- What the task asks:
Starting at the top of the listing, extract every line up to and including the one with "from matplotlib.ticker import MultipleLocator". Pictures stay out of the copy.

::::

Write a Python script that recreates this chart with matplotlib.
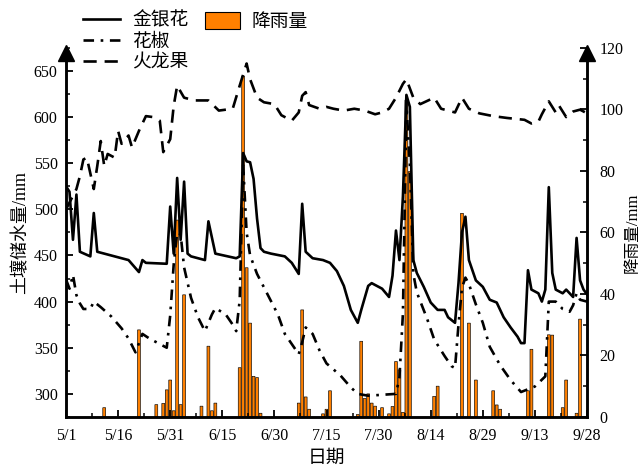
import matplotlib
matplotlib.use('Agg')
import matplotlib.pyplot as plt
import matplotlib.transforms as mtransforms
from matplotlib.patches import Patch
from matplotlib.ticker import MultipleLocator

plt.rcParams['font.family'] = ['Liberation Serif', 'Noto Sans CJK SC']
plt.rcParams['axes.unicode_minus'] = False

# x axis: days counted from 5/1
date_ticks = [0, 15, 30, 45, 60, 75, 90, 105, 120, 135, 150]
date_labels = ['5/1', '5/16', '5/31', '6/15', '6/30', '7/15', '7/30', '8/14', '8/29', '9/13', '9/28']

# soil water storage (mm) - honeysuckle
jyh_days = [0, 1, 2, 3, 4, 7, 8, 9, 14, 18, 21, 22, 23, 29, 30, 31, 32, 33, 34, 35, 36, 40, 41, 43,
            49, 50, 51, 52, 53, 54, 55, 56, 57, 59, 63, 65, 67, 68, 69, 71, 74, 76, 78, 80, 82, 84,
            85, 87, 88, 91, 93, 94, 95, 96, 97, 98, 99, 100, 101, 103, 105, 107, 109, 110, 112, 113,
            114, 115, 116, 117, 118, 120, 122, 124, 126, 128, 130, 131, 132, 133, 134, 136, 137, 138,
            139, 140, 141, 143, 144, 146, 147, 148, 149, 150]
jyh_water = [525, 519, 467, 516, 454, 449, 496, 454, 449, 445, 432, 445, 442, 441, 503, 452, 534, 467, 530, 452, 449, 445, 487, 452,
             447, 449, 561, 552, 551, 533, 490, 458, 454, 452, 449, 442, 430, 506, 454, 447, 445, 442, 433, 417, 391, 377,
             391, 417, 420, 414, 405, 428, 477, 445, 514, 624, 611, 445, 431, 416, 399, 391, 391, 383, 377, 420,
             475, 492, 445, 434, 423, 416, 402, 399, 383, 372, 362, 355, 355, 434, 413, 409, 400, 413,
             524, 431, 413, 409, 413, 405, 469, 423, 413, 408]

# soil water storage (mm) - Sichuan pepper
hj_days = [0, 1, 2, 3, 4, 5, 7, 8, 10, 13, 16, 18, 20, 22, 24, 27, 29, 30, 31, 32, 33, 34, 36, 38, 40,
           42, 43, 46, 48, 49, 50, 51, 52, 53, 55, 58, 61, 63, 67, 68, 69, 71, 73, 75, 79, 82, 84, 87,
           95, 96, 97, 98, 99, 100, 101, 104, 106, 109, 111, 112, 113, 114, 115, 116, 118, 120, 122,
           125, 128, 131, 135, 138, 139, 141, 143, 145, 146, 147, 148, 150]
hj_water = [424, 414, 429, 407, 398, 392, 392, 400, 394, 384, 371, 360, 345, 365, 360, 354, 350, 385, 440, 475, 473, 437, 404, 383, 368,
            386, 393, 386, 375, 368, 401, 548, 475, 450, 430, 408, 386, 365, 343, 356, 372, 365, 347, 333, 320, 307, 300, 298,
            300, 318, 387, 614, 549, 430, 410, 381, 359, 341, 330, 328, 375, 415, 426, 419, 397, 377, 351,
            331, 315, 302, 308, 319, 400, 400, 392, 389, 396, 409, 402, 400]

# soil water storage (mm) - pitaya
hlg_days = [0, 3, 4, 5, 6, 8, 9, 10, 11, 12, 14, 15, 16, 18, 19, 21, 23, 25, 27, 28, 30, 31, 32, 34, 37,
            41, 44, 48, 50, 52, 53, 55, 57, 60, 62, 65, 67, 68, 69, 70, 73, 75, 77, 80, 83, 86, 89, 91,
            93, 95, 97, 98, 100, 102, 106, 108, 112, 114, 116, 119, 123, 127, 132, 134, 136, 137, 139,
            141, 142, 144, 146, 148, 150]
hlg_water = [500, 522, 536, 554, 556, 522, 547, 574, 547, 560, 556, 585, 571, 580, 567, 585, 601, 600, 596, 562, 576, 612, 634, 621, 618,
             618, 607, 609, 634, 658, 641, 621, 616, 614, 602, 596, 605, 623, 627, 613, 609, 611, 609, 607, 609, 607, 603, 605,
             609, 621, 636, 641, 621, 614, 621, 609, 605, 621, 609, 604, 601, 599, 597, 593, 595, 603, 617,
             605, 612, 600, 606, 608, 604]

# daily rainfall (mm)
rain_days = [11, 21, 26, 28, 29, 30, 31, 32, 33, 34, 39, 41, 42, 43, 50, 51, 52, 53, 54, 55, 56,
             67, 68, 69, 70, 74, 75, 76, 84, 85, 86, 87, 88, 89, 91, 93, 94, 95, 96, 97, 98, 99,
             106, 107, 114, 116, 118, 123, 124, 125, 133, 134, 139, 140, 143, 144, 147, 148]
rain_mm = [3, 28.3, 4, 4.4, 8.8, 12, 2, 64, 4, 39.7, 3.5, 23, 2, 4.5, 16, 110.8, 48.5, 30.5, 13.2, 12.8, 1.2,
           4.5, 34.8, 6.5, 2.5, 1, 2.5, 8.5, 0.8, 24.6, 6, 7.5, 4.5, 3.5, 3, 1, 3.4, 18, 15.3, 1.5, 103, 79.8,
           6.7, 10, 66.2, 30.5, 12, 8.5, 3.9, 2.5, 8.5, 22, 26.7, 26.6, 3, 12, 1.2, 31.8]

fig = plt.figure(figsize=(6.44, 4.69), dpi=100)
ax = fig.add_axes([0.1025, 0.111, 0.809, 0.787])
ax2 = ax.twinx()

# narrow bars: no pixel snapping so every bar keeps its orange fill
ax2.bar(rain_days, rain_mm, width=0.82, color='#ff8000', edgecolor='black', linewidth=0.45, snap=False)

# keep the lines above the rain bars
ax.set_zorder(ax2.get_zorder() + 1)
ax.patch.set_visible(False)

lw = 1.9
l1, = ax.plot(jyh_days, jyh_water, color='black', lw=lw, label='金银花')
l2, = ax.plot(hj_days, hj_water, color='black', lw=lw, linestyle=(0, (4, 2.5, 1, 2.5)), label='花椒')
l3, = ax.plot(hlg_days, hlg_water, color='black', lw=lw, linestyle=(0, (5, 3)), label='火龙果')

ax.set_xlim(0, 150)
ax.set_ylim(275, 675)
ax2.set_ylim(0, 120)

ax.set_xticks(date_ticks)
ax.set_xticklabels(date_labels)
ax.xaxis.set_minor_locator(MultipleLocator(7.5))
ax.set_yticks(range(300, 651, 50))
ax.yaxis.set_minor_locator(MultipleLocator(25))
ax2.set_yticks(range(0, 121, 20))
ax2.yaxis.set_minor_locator(MultipleLocator(10))

for a in (ax, ax2):
    a.spines['top'].set_visible(False)
    for s in ('left', 'right', 'bottom'):
        a.spines[s].set_linewidth(1.8)
    a.tick_params(which='major', direction='in', length=5, width=1.3, labelsize=11.5)
    a.tick_params(which='minor', direction='in', length=3, width=1.1)
ax.tick_params(axis='x', pad=8)
ax.tick_params(axis='y', pad=6)
ax2.tick_params(axis='y', pad=9)

ax.set_xlabel('日期', fontsize=13.5, labelpad=4)
ax.set_ylabel('土壤储水量/mm', fontsize=13, labelpad=3)
ax2.set_ylabel('降雨量/mm', fontsize=12, rotation=90, labelpad=1)

# arrow heads on top of both y axes
arrow_tr = mtransforms.offset_copy(ax.transAxes, fig=fig, y=-4, units='points')
for xpos in (0, 1):
    ax.plot(xpos, 1, marker='^', markersize=11, color='black', transform=arrow_tr, clip_on=False)

fig.legend(handles=[l1, l2, l3], loc='upper left', bbox_to_anchor=(0.129, 0.975), frameon=False,
           fontsize=13.5, handlelength=1.97, handletextpad=0.64, labelspacing=0.22, borderpad=0, borderaxespad=0)
fig.legend(handles=[Patch(facecolor='#ff8000', edgecolor='black', linewidth=0.8, label='降雨量')],
           loc='upper left', bbox_to_anchor=(0.318, 0.975), frameon=False, fontsize=13.5,
           handlelength=1.87, handleheight=1.0, handletextpad=0.64, borderpad=0, borderaxespad=0)

fig.savefig('out.png', dpi=100)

::::

- Final result:
Write a Python script that recreates this chart with matplotlib.
import matplotlib
matplotlib.use('Agg')
import matplotlib.pyplot as plt
import matplotlib.transforms as mtransforms
from matplotlib.patches import Patch
from matplotlib.ticker import MultipleLocator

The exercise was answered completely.